Microsoft's underperformance has investors looking to cloud for growth
Microsoft is in the middle of the artificial intelligence boom, but it's been a while since investors have seen the rewards.
The software giant's stock price is up less than 8% in the past year. That's by far the weakest gain among the eight U.S. tech megacap companies. Apple has the next slimmest increase at 19%, followed by Alphabet at 26%. All the others are up at least 48%, and Tesla is the top performer in the group, up 117%.
Microsoft is also badly trailing the tech-heavy Nasdaq, which has gained 25% in the past year.
That's the backdrop heading into Microsoft's quarterly earnings report Wednesday. The company is kicking off tech earnings season, along with Meta and Tesla. Apple follows on Thursday, and Alphabet and Amazon report next week.
The biggest question for Microsoft shareholders surrounds the company's Azure cloud-computing business and whether it will show accelerating growth.
In October, Microsoft told investors that demand for Azure services outstripped supply because of a delay from a third-party provider. Finance chief Amy Hood said she still foresees an increase in Azure's growth rate in the first half of 2025, but for the December quarter, she called for 31% to 32% growth at constant currency, which would be down from 34% in the prior period. Microsoft's stock slipped 6% the next day.
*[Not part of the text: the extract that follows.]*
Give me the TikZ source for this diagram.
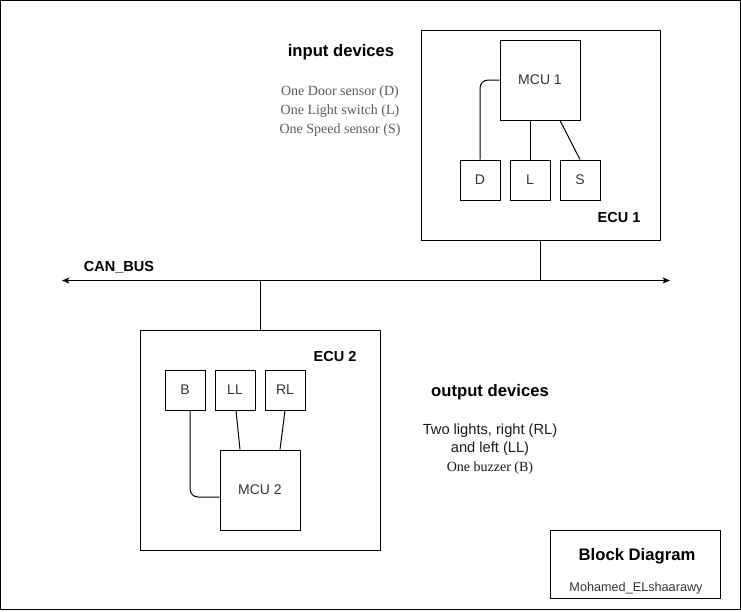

Since the last quarter of 2023, Azure growth has increased by 2 percentage points. Meanwhile, top rivals Amazon and Alphabet have seen cloud growth over that stretch accelerate by 7 points and 13 points, respectively. It's a matter of particular importance to investors, because Microsoft now has tens of billions of dollars in quarterly capital expenditures to meet cloud and AI needs of customers.